In the event, the female ambassadors and the wives of ambassadors in Ankara also viewed the miniatures painted by a group of women.
In relation to the miniature exhibition that depicts the life of Sultan Süleyman I, Emine Erdoğan said that local cultures should be protected in a world where they are destroyed by globalization, adding that they want to introduce this unique art to the world.
She stressed that Turkey is a rich country in terms of producing art and said that she hopes that the members of foreign missions would have the opportunity to see them.
The head of the miniature project group Özcan Özcan stressed that the miniature form is an old Turkish art and they aim to introduce this art to the world through these paintings.
Özcan said that there were over 60 paintings at the exhibition.
Commenting on the paintings depicting the life of Ottoman ruler Süleyman I, known as Süleyman the Magnificent, Austrian Ambassador to Turkey Ulrike Tilly told Daily Sabah that "I am very honored to have been invited by Madame Erdoğan to this event and have the possibility to see this beautiful exhibition which is about one of your great rulers. I think each of the paintings are beautiful."
Viewing one of the paintings in the exhibition which depicts Süleyman receiving an Iranian envoy, Netherlands Ambassador to Ankara Marjanne de Kwaasteniet told Daily Sabah that she likes that the paintings are so colorful, "because of the colors the painting speaks to you."
"Despite the fact that they are all miniatures, the techniques of each painting is different," de Kwaasteniet said.
Stressing the role of art in bringing light to the culture and history, Thai Ambassador Phantipha Lamsudha Ekarohit said that she thinks that the event is a very good initiative, and has allowed woman ambassadors and also spouses of foreign ambassadors to learn about historical characters like Sultan Süleyman through art.
She added that "Turkey is very rich in history and culture and sometimes it is better to explain a historical person through art works.
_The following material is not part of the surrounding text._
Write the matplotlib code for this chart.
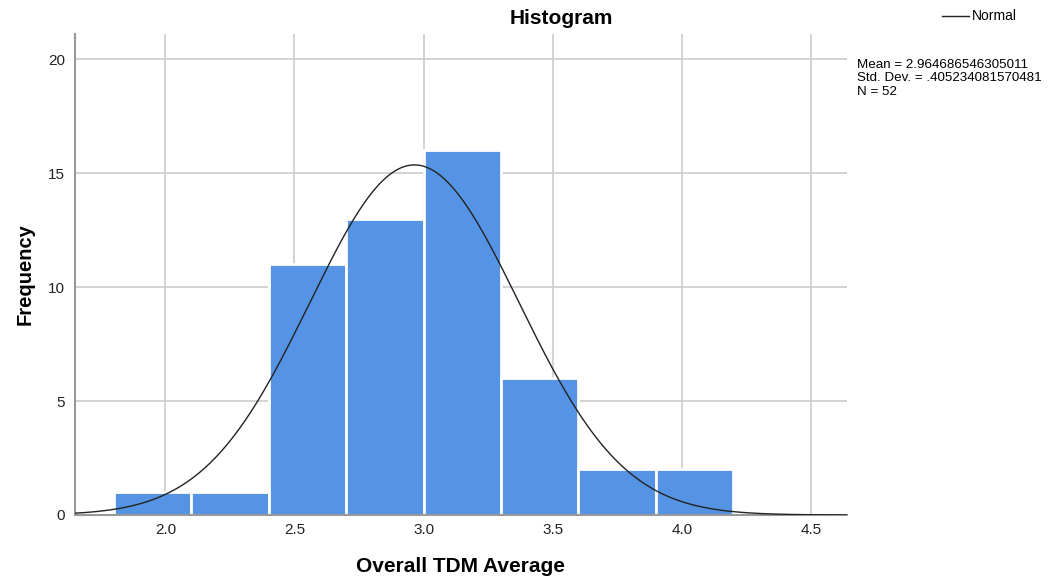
import numpy as np
import matplotlib
matplotlib.use("Agg")
import matplotlib.pyplot as plt

plt.rcParams['font.family'] = ['Liberation Sans', 'DejaVu Sans']

# histogram bins and counts
bin_edges = [1.8, 2.1, 2.4, 2.7, 3.0, 3.3, 3.6, 3.9, 4.2]
counts = [1, 1, 11, 13, 16, 6, 2, 2]
mean = 2.964686546305011
std = 0.405234081570481
n = 52

fig = plt.figure(figsize=(10.62, 5.78), dpi=100)
ax = fig.add_axes([75 / 1062, 1 - 515 / 578, (847 - 75) / 1062, (515 - 34) / 578])

lefts = np.array(bin_edges[:-1])
widths = np.diff(bin_edges)
ax.bar(lefts, counts, width=widths, align='edge', color='#5594E4',
       edgecolor='white', linewidth=2, zorder=2)

# normal curve scaled to counts
xs = np.linspace(1.65, 4.64, 400)
bw = widths[0]
ys = n * bw * np.exp(-0.5 * ((xs - mean) / std) ** 2) / (std * np.sqrt(2 * np.pi))
ax.plot(xs, ys, color='#222222', linewidth=1.0, zorder=3)

ax.set_xlim(1.65, 4.64)
ax.set_ylim(0, 21.1)
ax.set_xticks([2.0, 2.5, 3.0, 3.5, 4.0, 4.5])
ax.set_xticklabels(['2.0', '2.5', '3.0', '3.5', '4.0', '4.5'])
ax.set_yticks([0, 5, 10, 15, 20])
ax.grid(True, color='#cccccc', linewidth=1.2, zorder=0)
ax.set_axisbelow(True)
for s in ['top', 'right']:
    ax.spines[s].set_visible(False)
for s in ['left', 'bottom']:
    ax.spines[s].set_color('#999999')
    ax.spines[s].set_linewidth(1.5)
ax.tick_params(length=0, labelsize=11, colors='#222222')
ax.tick_params(axis='x', pad=6)
ax.tick_params(axis='y', pad=7)

ax.set_xlabel('Overall TDM Average', fontsize=15, fontweight='bold', labelpad=14)
ax.set_ylabel('Frequency', fontsize=14.5, fontweight='bold', labelpad=10)

fig.text(561 / 1062, 1 - 18 / 578, 'Histogram', fontsize=15, fontweight='bold',
         ha='center', va='center')

# legend
fig.add_artist(plt.Line2D([942 / 1062, 969 / 1062], [1 - 16 / 578, 1 - 16 / 578],
                          color='#222222', linewidth=1.0))
fig.text(972 / 1062, 1 - 16 / 578, 'Normal', fontsize=10, ha='left', va='center')
fig.text(857 / 1062, 1 - 59 / 578,
         'Mean = 2.964686546305011\nStd. Dev. = .405234081570481\nN = 52',
         fontsize=9.6, ha='left', va='top', linespacing=1.15)

fig.savefig('out.png', dpi=100)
It is a good occasion as well for artists as they have been appreciated by foreigners."
Thai Ambassador Phantipha Lamsudha Ekarohit
During the event the female ambassadors and spouses of ambassadors were given miniature presents as well.
Shaza Syrus, the wife of the Pakistani envoy said, "It is an honor granted by the first lady inviting all the spouses of heads of missions and female ambassadors and giving them the opportunity to see this excellent exhibition prepared by women. This shows the power of women and I am glad that it is recognized and appreciated by the world."
"I really appreciate the fact that female strength and abilities were highlighted by the first lady making sure that the world recognizes them and respects them," she added.
During the lunch, the first lady also highlighted that in the project "My Neighbor, the Ambassador" which reflected the engagement of 20 ambassadors of EU member countries to Ankara with Turkish people and daily life, German Ambassador Martin Erdmann was the winner. The first lady congratulated the ambassador and his wife and said, "They showed that being an ambassador is not only a diplomatic service, but a way to build humanitarian and cultural bridges."